> [DESCRIPTION OF THE TASK] The lines from the top of the material through the line with "const textColor = '#595959';" are to be set down exactly. Leave the pictures out.

> [DATA PROVIDED]

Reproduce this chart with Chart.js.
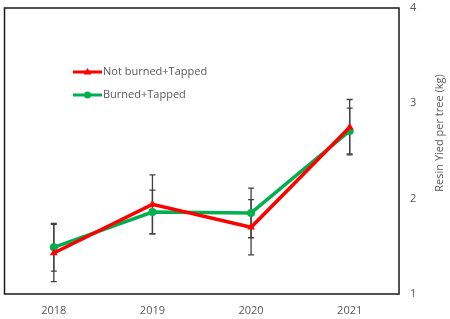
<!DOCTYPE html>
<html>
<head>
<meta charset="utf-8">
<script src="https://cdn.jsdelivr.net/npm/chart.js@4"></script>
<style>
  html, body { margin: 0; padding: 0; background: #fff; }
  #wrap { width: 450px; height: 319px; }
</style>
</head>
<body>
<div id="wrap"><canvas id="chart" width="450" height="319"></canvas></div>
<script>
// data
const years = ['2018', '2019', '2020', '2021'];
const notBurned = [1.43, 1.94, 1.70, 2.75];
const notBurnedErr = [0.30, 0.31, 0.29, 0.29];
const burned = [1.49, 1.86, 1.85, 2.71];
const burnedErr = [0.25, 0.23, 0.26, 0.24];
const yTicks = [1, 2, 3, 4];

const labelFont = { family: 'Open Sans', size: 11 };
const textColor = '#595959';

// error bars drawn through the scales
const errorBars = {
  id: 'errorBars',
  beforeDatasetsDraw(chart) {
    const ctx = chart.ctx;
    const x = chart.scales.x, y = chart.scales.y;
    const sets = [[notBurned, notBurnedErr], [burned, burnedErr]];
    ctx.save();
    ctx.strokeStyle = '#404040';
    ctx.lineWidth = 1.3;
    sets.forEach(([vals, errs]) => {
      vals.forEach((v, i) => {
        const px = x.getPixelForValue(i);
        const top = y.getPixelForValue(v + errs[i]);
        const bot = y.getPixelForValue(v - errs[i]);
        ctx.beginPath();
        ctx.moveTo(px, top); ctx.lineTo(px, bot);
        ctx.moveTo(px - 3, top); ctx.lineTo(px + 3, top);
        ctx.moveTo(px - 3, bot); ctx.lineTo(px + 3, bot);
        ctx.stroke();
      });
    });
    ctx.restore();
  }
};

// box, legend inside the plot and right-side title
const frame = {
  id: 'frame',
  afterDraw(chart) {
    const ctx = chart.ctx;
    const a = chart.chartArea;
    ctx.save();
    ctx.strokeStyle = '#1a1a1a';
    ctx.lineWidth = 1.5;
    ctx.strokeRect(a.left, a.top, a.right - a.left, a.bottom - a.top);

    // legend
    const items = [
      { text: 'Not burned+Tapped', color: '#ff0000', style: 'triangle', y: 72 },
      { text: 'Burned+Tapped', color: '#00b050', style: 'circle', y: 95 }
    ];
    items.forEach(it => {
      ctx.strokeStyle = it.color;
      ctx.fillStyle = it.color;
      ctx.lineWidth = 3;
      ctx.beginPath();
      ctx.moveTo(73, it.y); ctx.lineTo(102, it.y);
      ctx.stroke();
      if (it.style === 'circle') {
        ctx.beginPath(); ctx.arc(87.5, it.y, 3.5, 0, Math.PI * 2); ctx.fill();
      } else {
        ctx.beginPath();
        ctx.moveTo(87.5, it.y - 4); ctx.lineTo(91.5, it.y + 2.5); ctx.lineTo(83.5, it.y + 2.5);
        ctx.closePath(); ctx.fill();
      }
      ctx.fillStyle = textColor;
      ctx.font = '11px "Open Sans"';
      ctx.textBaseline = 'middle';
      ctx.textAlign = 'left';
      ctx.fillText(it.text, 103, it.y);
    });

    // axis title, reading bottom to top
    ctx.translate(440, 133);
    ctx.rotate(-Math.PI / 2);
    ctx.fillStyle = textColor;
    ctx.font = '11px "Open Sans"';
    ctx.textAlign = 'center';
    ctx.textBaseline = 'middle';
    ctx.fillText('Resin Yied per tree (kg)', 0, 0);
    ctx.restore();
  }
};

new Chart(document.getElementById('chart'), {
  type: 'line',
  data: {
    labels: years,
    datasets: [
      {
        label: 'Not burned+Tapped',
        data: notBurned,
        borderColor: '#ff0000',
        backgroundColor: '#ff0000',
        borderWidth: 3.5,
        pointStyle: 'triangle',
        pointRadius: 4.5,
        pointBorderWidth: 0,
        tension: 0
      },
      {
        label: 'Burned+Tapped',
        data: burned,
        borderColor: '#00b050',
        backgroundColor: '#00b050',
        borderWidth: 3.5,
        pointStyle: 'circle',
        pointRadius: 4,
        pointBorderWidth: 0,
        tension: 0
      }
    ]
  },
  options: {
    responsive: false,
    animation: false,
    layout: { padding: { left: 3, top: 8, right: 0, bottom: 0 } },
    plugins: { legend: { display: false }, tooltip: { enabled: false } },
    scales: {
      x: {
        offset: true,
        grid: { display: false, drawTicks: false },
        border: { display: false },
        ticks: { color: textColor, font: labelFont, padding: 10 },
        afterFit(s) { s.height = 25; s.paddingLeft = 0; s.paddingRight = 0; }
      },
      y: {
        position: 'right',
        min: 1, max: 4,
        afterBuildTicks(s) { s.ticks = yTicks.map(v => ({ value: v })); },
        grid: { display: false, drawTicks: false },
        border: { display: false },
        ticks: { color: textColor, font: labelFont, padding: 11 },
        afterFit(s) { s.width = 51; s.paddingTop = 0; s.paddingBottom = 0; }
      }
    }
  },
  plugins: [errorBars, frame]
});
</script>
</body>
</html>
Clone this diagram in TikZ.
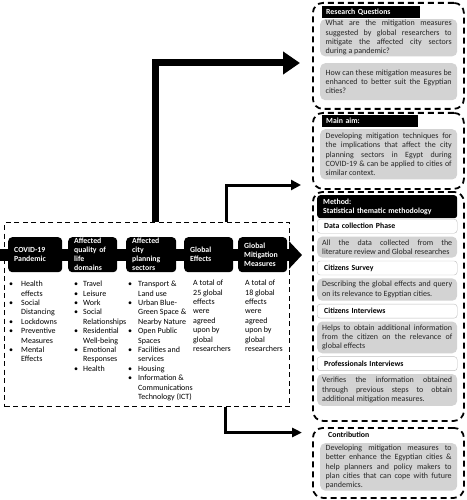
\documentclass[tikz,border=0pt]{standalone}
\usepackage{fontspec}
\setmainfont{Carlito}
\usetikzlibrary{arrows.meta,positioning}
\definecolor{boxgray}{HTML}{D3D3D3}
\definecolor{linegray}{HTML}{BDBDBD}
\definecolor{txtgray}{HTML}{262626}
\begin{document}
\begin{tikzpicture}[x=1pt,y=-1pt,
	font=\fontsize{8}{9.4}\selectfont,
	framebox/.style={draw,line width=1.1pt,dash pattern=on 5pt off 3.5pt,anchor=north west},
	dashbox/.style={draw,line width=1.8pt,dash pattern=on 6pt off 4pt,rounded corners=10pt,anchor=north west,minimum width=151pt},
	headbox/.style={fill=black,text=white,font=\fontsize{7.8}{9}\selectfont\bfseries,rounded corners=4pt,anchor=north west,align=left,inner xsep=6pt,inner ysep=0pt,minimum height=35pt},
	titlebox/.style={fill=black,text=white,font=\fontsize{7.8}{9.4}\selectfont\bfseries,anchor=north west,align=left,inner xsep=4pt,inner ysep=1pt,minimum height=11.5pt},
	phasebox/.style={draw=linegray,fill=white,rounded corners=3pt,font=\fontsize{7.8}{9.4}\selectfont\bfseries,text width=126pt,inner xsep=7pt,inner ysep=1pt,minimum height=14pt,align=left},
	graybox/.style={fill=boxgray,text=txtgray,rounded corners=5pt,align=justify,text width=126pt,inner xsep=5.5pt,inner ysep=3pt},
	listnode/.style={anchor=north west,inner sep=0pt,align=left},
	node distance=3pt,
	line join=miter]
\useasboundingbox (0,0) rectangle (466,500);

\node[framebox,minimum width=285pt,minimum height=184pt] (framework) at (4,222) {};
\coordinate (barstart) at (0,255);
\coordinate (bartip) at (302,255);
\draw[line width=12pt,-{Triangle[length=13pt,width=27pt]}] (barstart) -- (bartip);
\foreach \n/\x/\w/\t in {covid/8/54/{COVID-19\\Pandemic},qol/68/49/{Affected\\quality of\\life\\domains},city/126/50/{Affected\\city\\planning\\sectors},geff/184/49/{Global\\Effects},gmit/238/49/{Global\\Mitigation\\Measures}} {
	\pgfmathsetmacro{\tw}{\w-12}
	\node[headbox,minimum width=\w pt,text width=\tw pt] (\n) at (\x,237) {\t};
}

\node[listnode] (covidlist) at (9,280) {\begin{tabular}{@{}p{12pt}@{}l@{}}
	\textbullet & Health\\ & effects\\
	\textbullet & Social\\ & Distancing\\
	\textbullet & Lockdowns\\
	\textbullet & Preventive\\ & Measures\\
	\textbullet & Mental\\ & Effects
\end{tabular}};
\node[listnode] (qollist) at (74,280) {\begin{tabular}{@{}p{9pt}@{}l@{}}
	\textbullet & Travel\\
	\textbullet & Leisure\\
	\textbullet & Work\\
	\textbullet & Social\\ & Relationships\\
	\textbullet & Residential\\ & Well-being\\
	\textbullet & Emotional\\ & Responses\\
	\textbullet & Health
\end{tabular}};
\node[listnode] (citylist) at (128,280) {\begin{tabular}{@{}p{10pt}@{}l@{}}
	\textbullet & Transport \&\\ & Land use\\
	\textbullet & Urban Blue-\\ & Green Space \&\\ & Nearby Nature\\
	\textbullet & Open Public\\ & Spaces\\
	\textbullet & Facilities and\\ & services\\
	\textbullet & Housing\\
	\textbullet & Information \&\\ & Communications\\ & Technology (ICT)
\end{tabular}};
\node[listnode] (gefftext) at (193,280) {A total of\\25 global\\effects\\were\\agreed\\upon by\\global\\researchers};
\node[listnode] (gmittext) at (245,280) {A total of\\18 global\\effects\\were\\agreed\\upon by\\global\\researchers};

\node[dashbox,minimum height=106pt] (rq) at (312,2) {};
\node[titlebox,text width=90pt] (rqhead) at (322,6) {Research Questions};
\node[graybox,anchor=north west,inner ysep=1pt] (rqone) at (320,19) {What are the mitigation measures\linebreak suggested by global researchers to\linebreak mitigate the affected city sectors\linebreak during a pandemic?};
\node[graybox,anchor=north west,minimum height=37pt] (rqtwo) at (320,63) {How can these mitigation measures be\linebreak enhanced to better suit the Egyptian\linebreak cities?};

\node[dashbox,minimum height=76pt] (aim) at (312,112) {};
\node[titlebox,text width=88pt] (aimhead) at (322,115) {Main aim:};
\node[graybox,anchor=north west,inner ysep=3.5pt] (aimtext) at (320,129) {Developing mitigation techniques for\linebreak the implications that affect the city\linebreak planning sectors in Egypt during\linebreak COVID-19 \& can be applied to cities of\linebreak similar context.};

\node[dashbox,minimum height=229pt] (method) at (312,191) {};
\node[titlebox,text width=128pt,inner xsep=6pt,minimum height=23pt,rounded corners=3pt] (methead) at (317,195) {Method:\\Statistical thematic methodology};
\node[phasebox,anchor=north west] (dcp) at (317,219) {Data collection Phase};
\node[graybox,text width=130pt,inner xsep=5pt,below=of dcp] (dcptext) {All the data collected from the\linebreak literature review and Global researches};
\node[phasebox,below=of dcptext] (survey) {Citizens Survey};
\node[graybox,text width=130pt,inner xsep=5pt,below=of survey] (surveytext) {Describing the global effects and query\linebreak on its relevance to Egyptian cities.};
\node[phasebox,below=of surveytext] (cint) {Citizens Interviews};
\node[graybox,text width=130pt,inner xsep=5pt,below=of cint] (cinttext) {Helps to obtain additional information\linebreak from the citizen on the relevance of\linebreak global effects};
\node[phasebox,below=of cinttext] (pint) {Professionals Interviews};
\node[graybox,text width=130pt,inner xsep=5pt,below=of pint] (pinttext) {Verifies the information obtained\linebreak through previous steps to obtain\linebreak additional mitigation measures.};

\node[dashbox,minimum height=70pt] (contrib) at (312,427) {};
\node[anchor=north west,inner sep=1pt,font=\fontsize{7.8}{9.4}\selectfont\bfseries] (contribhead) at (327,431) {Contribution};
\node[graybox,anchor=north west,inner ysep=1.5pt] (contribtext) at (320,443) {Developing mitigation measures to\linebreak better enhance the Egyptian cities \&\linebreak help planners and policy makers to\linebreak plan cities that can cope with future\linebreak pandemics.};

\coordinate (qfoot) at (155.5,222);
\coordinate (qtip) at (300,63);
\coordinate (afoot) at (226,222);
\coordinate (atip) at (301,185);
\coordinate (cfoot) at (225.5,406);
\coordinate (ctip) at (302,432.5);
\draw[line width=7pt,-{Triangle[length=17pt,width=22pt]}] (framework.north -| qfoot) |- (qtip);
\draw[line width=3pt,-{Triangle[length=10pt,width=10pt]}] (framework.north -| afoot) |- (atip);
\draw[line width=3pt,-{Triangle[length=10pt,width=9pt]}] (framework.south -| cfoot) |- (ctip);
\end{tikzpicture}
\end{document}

> [WRITTEN SOLUTION]
Reproduce this chart with Chart.js.
<!DOCTYPE html>
<html>
<head>
<meta charset="utf-8">
<script src="https://cdn.jsdelivr.net/npm/chart.js@4"></script>
<style>
  html, body { margin: 0; padding: 0; background: #fff; }
  #wrap { width: 450px; height: 319px; }
</style>
</head>
<body>
<div id="wrap"><canvas id="chart" width="450" height="319"></canvas></div>
<script>
// data
const years = ['2018', '2019', '2020', '2021'];
const notBurned = [1.43, 1.94, 1.70, 2.75];
const notBurnedErr = [0.30, 0.31, 0.29, 0.29];
const burned = [1.49, 1.86, 1.85, 2.71];
const burnedErr = [0.25, 0.23, 0.26, 0.24];
const yTicks = [1, 2, 3, 4];

const labelFont = { family: 'Open Sans', size: 11 };
const textColor = '#595959';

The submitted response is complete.